>> Start DATA SHOWN

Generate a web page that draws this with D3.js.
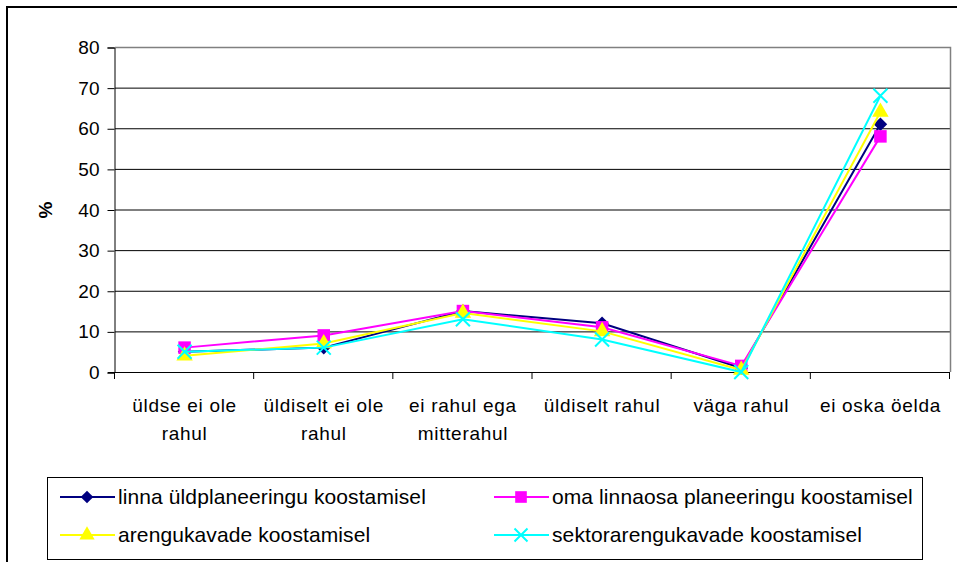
<!DOCTYPE html>
<html>
<head>
<meta charset="utf-8">
<script src="https://cdn.jsdelivr.net/npm/d3@7"></script>
<style>
  body { margin: 0; background: #fff; }
  svg { display: block; font-family: 'Liberation Sans', Arial, sans-serif; }
</style>
</head>
<body>
<svg id="container" width="957" height="562"></svg>
<script>
const categories = [
  ['üldse ei ole', 'rahul'],
  ['üldiselt ei ole', 'rahul'],
  ['ei rahul ega', 'mitterahul'],
  ['üldiselt rahul'],
  ['väga rahul'],
  ['ei oska öelda']
]
const yTicks = [0, 10, 20, 30, 40, 50, 60, 70, 80]

const seriesNames = [
  'linna üldplaneeringu koostamisel',
  'oma linnaosa planeeringu koostamisel',
  'arengukavade koostamisel',
  'sektorarengukavade koostamisel'
]
const linnaUld = [5, 6, 15, 12, 1, 61]
const omaLinnaosa = [6, 9, 15, 11, 1.5, 58]
const arengukavad = [4, 7, 14.5, 10, 0.5, 64]
const sektorArengukavad = [5, 6, 13, 8, 0, 68]

const colors = ['#000080', '#ff00ff', '#ffff00', '#00ffff']
const symbols = ['diamond', 'square', 'triangle', 'x']

const series = seriesNames.map((name, i) => ({
  name,
  values: [linnaUld, omaLinnaosa, arengukavad, sektorArengukavad][i],
  color: colors[i],
  symbol: symbols[i]
}))

const svg = d3.select('#container')
const plot = { left: 115, top: 47, right: 950, bottom: 372 }

const x = d3
  .scaleBand()
  .domain(d3.range(categories.length))
  .range([plot.left, plot.right])
const y = d3.scaleLinear().domain([0, 80]).range([plot.bottom, plot.top])

// outer chart frame
svg
  .append('path')
  .attr('d', 'M7,570 L7,7 L970,7')
  .attr('fill', 'none')
  .attr('stroke', '#000')
  .attr('stroke-width', 2)

// gridlines
svg
  .append('g')
  .selectAll('line')
  .data(yTicks.filter((d) => d > 0 && d < 80))
  .enter()
  .append('line')
  .attr('x1', plot.left)
  .attr('x2', plot.right)
  .attr('y1', (d) => y(d) + 0.5)
  .attr('y2', (d) => y(d) + 0.5)
  .attr('stroke', '#000')

// plot area border (top and right, gray)
svg
  .append('path')
  .attr('d', `M${plot.left},${y(80) + 0.5} L${plot.right + 0.5},${y(80) + 0.5} L${plot.right + 0.5},${plot.bottom}`)
  .attr('fill', 'none')
  .attr('stroke', '#808080')
  .attr('stroke-width', 1.5)

// y axis
const yAxis = svg
  .append('g')
  .attr('transform', `translate(${plot.left - 0.5},0.5)`)
  .call(d3.axisLeft(y).tickValues(yTicks).tickSize(7).tickPadding(8))
yAxis.select('.domain').attr('stroke', '#000')
yAxis
  .selectAll('text')
  .attr('font-size', 19)
  .attr('font-family', "'Liberation Sans', Arial, sans-serif")
  .attr('fill', '#000')

// x axis with ticks between categories
svg
  .append('line')
  .attr('x1', plot.left - 7)
  .attr('x2', plot.right)
  .attr('y1', plot.bottom + 0.5)
  .attr('y2', plot.bottom + 0.5)
  .attr('stroke', '#000')
svg
  .append('g')
  .selectAll('line')
  .data(d3.range(categories.length + 1))
  .enter()
  .append('line')
  .attr('x1', (d) => (d < categories.length ? x(d) : plot.right) - 0.5)
  .attr('x2', (d) => (d < categories.length ? x(d) : plot.right) - 0.5)
  .attr('y1', plot.bottom)
  .attr('y2', plot.bottom + 7)
  .attr('stroke', '#000')

const catLabels = svg
  .append('g')
  .selectAll('text')
  .data(categories)
  .enter()
  .append('text')
  .attr('x', (d, i) => x(i) + x.bandwidth() / 2)
  .attr('y', 412)
  .attr('text-anchor', 'middle')
  .attr('font-size', 19)
  .attr('letter-spacing', 0.7)
catLabels
  .selectAll('tspan')
  .data((d) => d)
  .enter()
  .append('tspan')
  .attr('x', function () {
    return this.parentNode.getAttribute('x')
  })
  .attr('dy', (d, i) => (i === 0 ? 0 : 28))
  .text((d) => d)

// y axis title
svg
  .append('text')
  .attr('transform', 'translate(52,210) rotate(-90)')
  .attr('text-anchor', 'middle')
  .attr('font-size', 19)
  .attr('font-weight', 'bold')
  .text('%')

// symbols
function marker(sel, symbol, color, size) {
  if (symbol === 'x') {
    const h = size / 2
    sel
      .append('path')
      .attr('d', `M${-h},${-h}L${h},${h}M${-h},${h}L${h},${-h}`)
      .attr('stroke', color)
      .attr('stroke-width', 2)
      .attr('fill', 'none')
  } else {
    const type = {
      diamond: d3.symbolDiamond2,
      square: d3.symbolSquare,
      triangle: d3.symbolTriangle
    }[symbol]
    const area = { diamond: size * size * 0.6, square: size * size * 0.8, triangle: size * size * 0.6 }[symbol]
    sel
      .append('path')
      .attr('d', d3.symbol().type(type).size(area))
      .attr('fill', color)
  }
}

const line = d3
  .line()
  .x((d, i) => x(i) + x.bandwidth() / 2)
  .y((d) => y(d))

const seriesG = svg
  .append('g')
  .selectAll('g')
  .data(series)
  .enter()
  .append('g')

seriesG
  .append('path')
  .attr('d', (d) => line(d.values))
  .attr('fill', 'none')
  .attr('stroke', (d) => d.color)
  .attr('stroke-width', 2)

seriesG.each(function (s) {
  d3.select(this)
    .selectAll('g.pt')
    .data(s.values)
    .enter()
    .append('g')
    .attr('class', 'pt')
    .attr('transform', (d, i) => `translate(${x(i) + x.bandwidth() / 2},${y(d)})`)
    .each(function () {
      marker(d3.select(this), s.symbol, s.color, 14)
    })
})

// legend
const legend = svg.append('g')
legend
  .append('rect')
  .attr('x', 47.5)
  .attr('y', 477.5)
  .attr('width', 875)
  .attr('height', 82)
  .attr('fill', '#fff')
  .attr('stroke', '#000')

const legendItems = legend
  .selectAll('g.item')
  .data(series)
  .enter()
  .append('g')
  .attr('class', 'item')
  .attr('transform', (d, i) => `translate(${i % 2 === 0 ? 60 : 494},${i < 2 ? 497 : 535})`)

legendItems
  .append('line')
  .attr('x1', 0)
  .attr('x2', 55)
  .attr('stroke', (d) => d.color)
  .attr('stroke-width', 2)
legendItems.each(function (s) {
  const g = d3.select(this).append('g').attr('transform', 'translate(27,0)')
  marker(g, s.symbol, s.color, 13)
})
legendItems
  .append('text')
  .attr('x', 58)
  .attr('dy', '0.35em')
  .attr('font-size', 21)
  .attr('letter-spacing', 0.1)
  .text((d) => d.name)
</script>
</body>
</html>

>> End DATA SHOWN

Could the lines from the top of the material through the line with "60, 70, 80]" be repeated exactly, pictures left out?

Generate a web page that draws this with D3.js.
<!DOCTYPE html>
<html>
<head>
<meta charset="utf-8">
<script src="https://cdn.jsdelivr.net/npm/d3@7"></script>
<style>
  body { margin: 0; background: #fff; }
  svg { display: block; font-family: 'Liberation Sans', Arial, sans-serif; }
</style>
</head>
<body>
<svg id="container" width="957" height="562"></svg>
<script>
const categories = [
  ['üldse ei ole', 'rahul'],
  ['üldiselt ei ole', 'rahul'],
  ['ei rahul ega', 'mitterahul'],
  ['üldiselt rahul'],
  ['väga rahul'],
  ['ei oska öelda']
]
const yTicks = [0, 10, 20, 30, 40, 50, 60, 70, 80]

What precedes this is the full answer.